At Viacom Inc., it all comes back to Mel. The entertainment giant took a blow last week as investors, still skittish over the lack of solid evidence that president and COO Mel Karmazin will remain at the company beyond this year, drove down the stock as much as 6 percent.

Viacom reported relatively strong fourth-quarter results last Wednesday, although the cable operations have shown slower profit-margin growth.

The company's share price dipped as low as $35.10 last Wednesday — down $2.43 (6 percent) — before rallying to $36.55 in 4 p.m. trading. On Feb. 13, the price declined another 41 cents.

"Mel and I understand and we're highly sensitive to the fact that a timely resolution is desirable, but we believe that it is better to get it right," chairman and CEO Sumner Redstone told analysts on a conference call. "Mel and I are working cooperatively with a committee of independent Viacom directors to reach a resolution as soon as possible."

Karmazin's employment contract is set to expire at the end of the year. Redstone has said publicly he would like to reclaim some power from his COO.

They tried to make nice during the conference call, but differences emerged. Asked whether Viacom would pay a dividend, Karmazin said he'd rather use cash flow for acquisitions and internal growth.

Redstone piped in that he agreed with Karmazin, but said Viacom's independent directors are evaluating the possibility of issuing dividends.

At Viacom's cable networks, revenue rose 16 percent in the quarter to $1.35 billion, while cash flow was up 10 percent to $580.6 million. Strong advertising revenue at its MTV Networks and Black Entertainment Television divisions, coupled with a 9 percent boost in affiliate license fees, helped to drive the growth.

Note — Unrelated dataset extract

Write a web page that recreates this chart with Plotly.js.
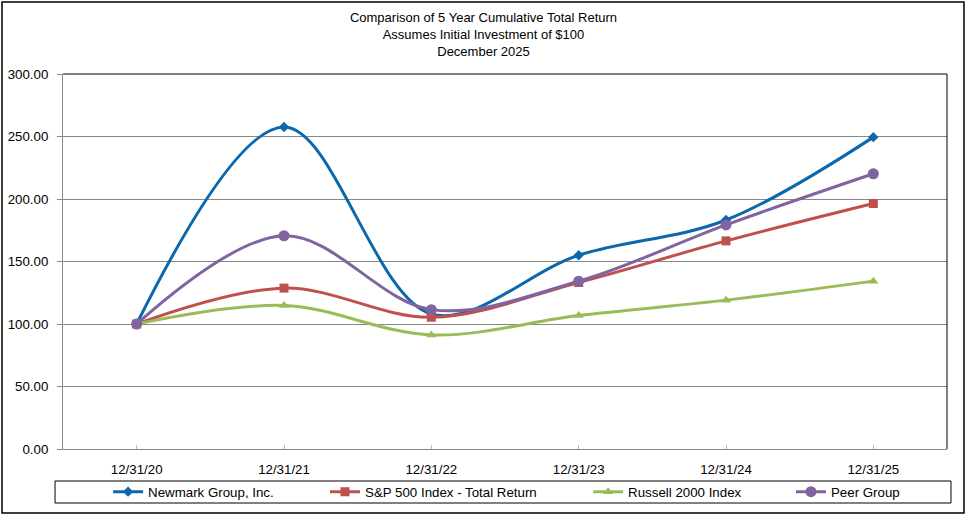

Cash-flow margins — or cash flow as a percentage of revenue — at the cable networks declined about 3 percentage points, worrying some analysts. Viacom cited increased programming investments and said the margin was only down 1 percentage point for the year.

Cox's growth spurt

In other quarterly results, strong digital, high-speed data and telephony subscriber growth was the order of the day for Cox Communications Inc.

Cox's fourth-quarter revenue rose 16 percent year over year, to $1.3 billion, with operating cash flow rising 14 percent, to $491.9 million.

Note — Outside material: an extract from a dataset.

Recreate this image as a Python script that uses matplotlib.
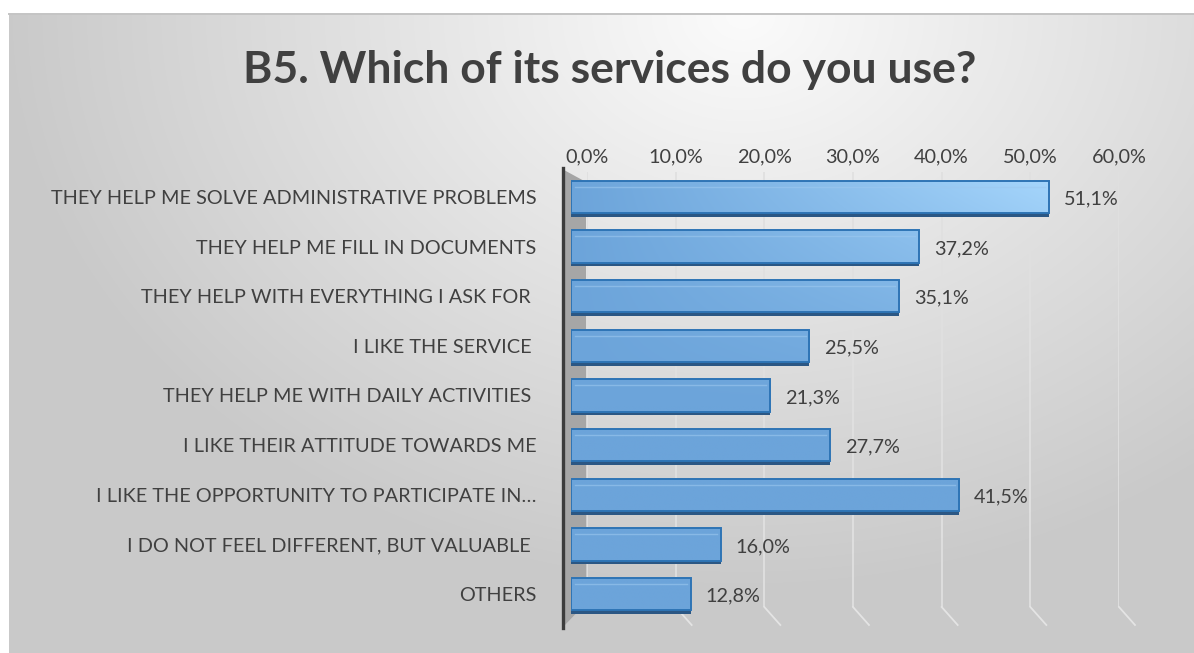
import matplotlib.pyplot as plt
import numpy as np
from matplotlib.patches import Polygon
from matplotlib.lines import Line2D

plt.rcParams['font.family'] = ['Lato', 'DejaVu Sans']

TITLE = 'B5. Which of its services do you use?'
categories = [
    'THEY HELP ME SOLVE ADMINISTRATIVE PROBLEMS',
    'THEY HELP ME FILL IN DOCUMENTS',
    'THEY HELP WITH EVERYTHING I ASK FOR ',
    'I LIKE THE SERVICE ',
    'THEY HELP ME WITH DAILY ACTIVITIES ',
    'I LIKE THEIR ATTITUDE TOWARDS ME',
    'I LIKE THE OPPORTUNITY TO PARTICIPATE IN…',
    'I DO NOT FEEL DIFFERENT, BUT VALUABLE ',
    'OTHERS',
]
values = [51.1, 37.2, 35.1, 25.5, 21.3, 27.7, 41.5, 16.0, 12.8]
ticks = [0, 10, 20, 30, 40, 50, 60]

W, H = 1194, 653
TXT = '#404040'
FS = 14.3


def box(x0, y0, x1, y1):
    # pixel box (top-left origin) -> figure fraction [l, b, w, h]
    return [x0 / W, 1 - y1 / H, (x1 - x0) / W, (y1 - y0) / H]


def fpx(x, y):
    return (x / W, 1 - y / H)


fig = plt.figure(figsize=(W / 100, H / 100), dpi=100)
fig.patch.set_facecolor('white')

# chart area background: soft radial grey gradient
bg = fig.add_axes(box(9, 14, W, H))
bg.set_zorder(0)
gx, gy = np.meshgrid(np.linspace(0, 1, 400), np.linspace(0, 1, 220))
d = np.sqrt(((gx - 0.62) * 1.3) ** 2 + ((gy - 0.0) * 0.9) ** 2)
shade = np.clip(0.985 - 0.24 * d, 0.79, 0.985)
bg.imshow(np.dstack([shade] * 3), aspect='auto', extent=[0, 1, 1, 0], interpolation='bicubic')
bg.set_axis_off()
bg.add_artist(Line2D([0, 1], [1, 1], transform=bg.transAxes, color='#c4c4c4', lw=1.4,
                     clip_on=False))

# back wall: gridlines and percentage ticks
back = fig.add_axes(box(587, 172, 1119, 607))
back.set_zorder(1)
back.set_xlim(0, 60)
back.set_ylim(0, 1)
back.patch.set_alpha(0)
back.set_xticks(ticks)
back.set_xticklabels([f'{t:.1f}%'.replace('.', ',') for t in ticks])
back.xaxis.tick_top()
back.tick_params(axis='x', length=0, pad=5, labelsize=FS, labelcolor=TXT)
back.set_yticks([])
for s in back.spines.values():
    s.set_visible(False)
back.grid(axis='x', color='#e0e0e0', lw=1.3)
bw = back.get_position().width * W
bh = back.get_position().height * H
for t in ticks[1:]:
    back.plot([t, t + 16 / bw * 60], [0, -18 / bh], color='#e4e4e4', lw=1.3, clip_on=False)

# left side wall, drawn on the back layer
back.add_artist(Polygon([fpx(564, 170), fpx(586, 182), fpx(586, 603), fpx(564, 626)],
                        closed=True, facecolor='#a6a6a6', edgecolor='none',
                        transform=fig.transFigure, clip_on=False))
back.add_artist(Line2D([563 / W] * 2, [1 - 168 / H, 1 - 628 / H], color='#3c3c3c', lw=2.4,
                       transform=fig.transFigure, clip_on=False))

# front plane: the bars
ax = fig.add_axes(box(571, 172, 571 + 60 * 9.35, 619))
ax.set_zorder(2)
ax.set_xlim(0, 60)
ax.set_ylim(len(values) - 0.5, -0.5)
ax.patch.set_alpha(0)
for s in ax.spines.values():
    s.set_visible(False)
ax.set_xticks([])
y = np.arange(len(values))
ax.set_yticks(y)
ax.set_yticklabels(categories)
ax.tick_params(axis='y', length=0, pad=25, labelsize=FS, labelcolor=TXT)

bh_data = 0.645
# dark underside of each bar
ax.barh(y + 0.08, values, height=bh_data, color='#2b5784', zorder=2)
bars = ax.barh(y, values, height=bh_data, facecolor='none', edgecolor='#2e74b5',
               lw=1.4, zorder=4)

# blue fill, lighter towards the upper right
fx, fy = np.meshgrid(np.linspace(0, 60, 300), np.linspace(-0.5, 8.5, 200))
tt = np.clip(fx / 52, 0, 1) * np.clip(1 - (fy + 0.3) / 4.5, 0, 1)
c0 = np.array([0x6c, 0xa4, 0xda]) / 255
c1 = np.array([0xa6, 0xd6, 0xfc]) / 255
grad = c0 + (c1 - c0) * tt[..., None]
for b in bars:
    im = ax.imshow(grad, extent=[0, 60, 8.5, -0.5], aspect='auto', zorder=3,
                   interpolation='bilinear')
    im.set_clip_path(b)
ax.set_xlim(0, 60)
ax.set_ylim(len(values) - 0.5, -0.5)

# top-face highlight line
for yi, v in zip(y, values):
    ax.plot([0.4, v - 0.4], [yi - bh_data / 2 + 0.12] * 2, color='#9cc8ef', lw=1.0,
            alpha=0.6, zorder=4)

for yi, v in zip(y, values):
    ax.text(v + 1.6, yi + 0.04, f'{v:.1f}%'.replace('.', ','), va='center', ha='left',
            fontsize=FS, color=TXT, zorder=5)

fig.text(610 / W, 1 - 70 / H, TITLE, ha='center', va='center', fontsize=32,
         fontweight='bold', color=TXT)

fig.savefig('out.png', dpi=100)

In the period, Cox added 136,000 high-speed data customers, ending the year with 1.4 million.

Digital subscribers increased by 84,000 customers to 1.8 million.

Cox also added 67,190 telephony subscribers, ending the period with 718,420 customers.

Basic-cable subscribers were up 1 percent (17,000 customers) in the quarter, to 6.3 million.

Cox reiterated its 2003 guidance: revenue and operating cash flow are expected to rise 14 percent to 15 percent.